= William Robert Sherrin =

Botanist (1871-1955)

William Robert Sherrin (20 May 1871 – 22 March 1955) was a British scientific collector, taxidermist, and amateur botanist. He was employed at the British Museum of Natural History from 1895 to 1947.

==Early life==
Sherrin was born on 20 May 1871 in Twickenham as the son of John Sherrin and Decima Vaughan Blunt.
He was one of seven children: five sons and two daughters.
He attended the Taplow Grammar School, and was noted to be skilled at painting and drawing.
At age 8, Sherrin and his family moved to Ramsgate.
He was described as "weakly" and "delicate", and was thus recommended to spend much time outdoors.
As a young adult, he opened and operated a taxidermy shop in Ramsgate.

==Career==
===British Museum of Natural History===
Sherrin's skill at taxidermy led to his appointment as an "articulator" (one who reassembles animal skeletons) at the British Museum of Natural History's Zoological Department in 1895. He was employed in the Department until 1928, though from 1919-1928 he was a part-time employee.
In 1928, he transferred to the Department of Botany at a part-time assistant, where he would remain until 1947, when he finally retired. All told, he was employed at the British Museum for 52 years. After retiring, he was awarded a Civil List pension. While at the British Museum, Sherrin had two mammal species named in his honor. British zoologist Oldfield Thomas named the Tasmanian long-eared bat (Nyctophilus sherrini) after him. Of Sherrin, Thomas wrote, "every mammalogist who has visited the Museum is indebted [to him] for assistance . . . [his] admirable preparation of tiny skulls and tinier bacula has so immensely helped in the mammalian work done both by staff and visitors." Robert Charles Wroughton named a species of gerbil after him, Tatera sherrini, in 1917, saying that Sherrin "has given such invaluable assistance in organising the storage of the Survey material." However, T. sherrini has since been recognized as a synonym of Tatera indica.

===Botanical work===
Sherrin was made the secretary and curator of the South London Botanical Institute in 1919.
Sherrin had great interest in mosses, and was a member of the Moss Exchange Club from 1905.
Allegedly, one of the reasons for his love of mosses was that they were often used to pack zoological specimens for transport.
He later joined the successor of the Moss Exchange Club, the British Bryological Society; in 1948, he was elected as an Honorary Member of the Society. He was the first curator of the British Bryological Society's Herbarium, from 1925 until 1947.
He was considered an authority on Sphagnum species.
He illustrated moss specimens for his booklet Study of Mosses in the London District, which was published in 1916 by the School Nature Study Union.
He also published An Illustrated Handbook of the British Sphagna.
He was the author of several research publications on mosses, including "Revision of the genus Spiridens."
From 1947-1948, he served as the president of the British Bryological Society.

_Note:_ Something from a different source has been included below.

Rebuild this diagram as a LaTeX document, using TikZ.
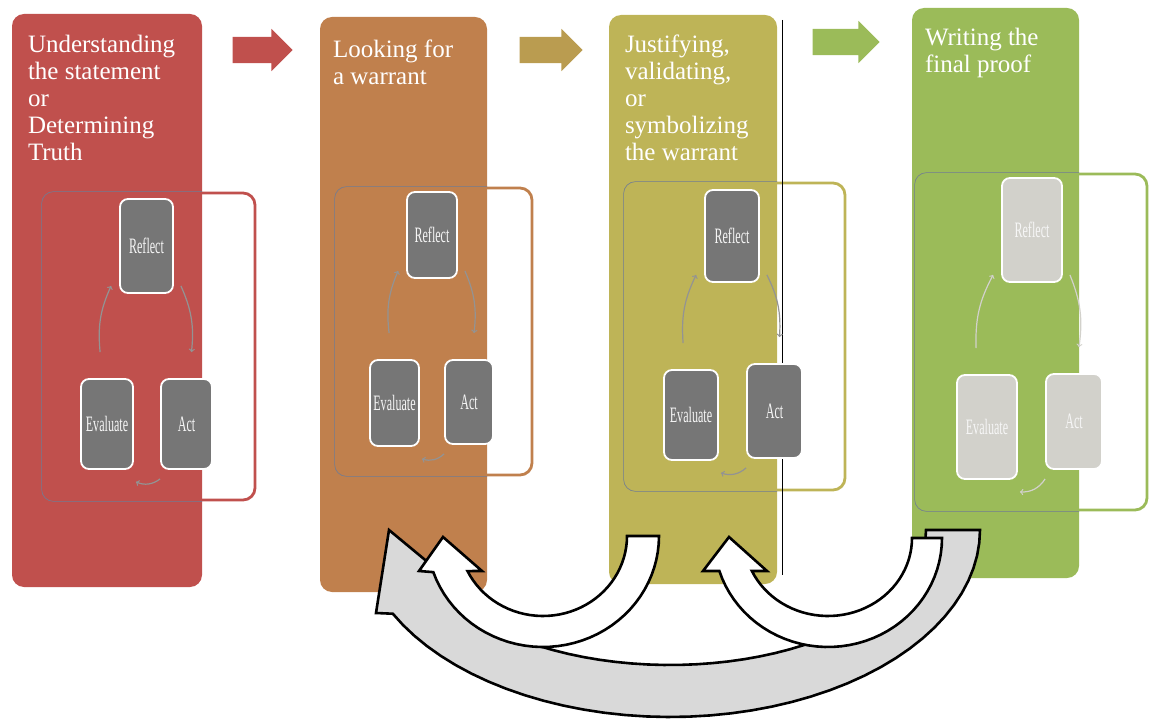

Sherrin had a passion for collecting moss specimens, and would lead amateur and professional botanists on "rambles" in search of mosses.
In his obituary, P.W. Richards and E.C. Wallace wrote, "Like the good sphagnologist he was, Sherrin was not afraid of wet feet and when taking a party through the boggy ground at Oxshott or elsewhere would lead firmly forward through the wettest places rather than look for a way round."

==Memberships and recognition==
In 1919, Sherrin was elected an Associate Honoris causa of the Linnean Society of London. He was also an honorary member of the Botanical Society of the British Isles and the Zoological Society of London.

Sherrin was remembered by his colleagues as highly successful, a "born teacher", and an "admirable" general naturalist and field botanist. Job Edward Lousley stated that "Sherrin transformed the collections of the South London Botanical Institute to such an extent that few people using them today can realise how much they owe to his efforts."

==Personal life and death==
Sherrin was twice married; his first wife died in 1938.
He had at least two children, as he was survived by a son and a daughter.
Sherrin died on 22 March 1955 in London after a long illness.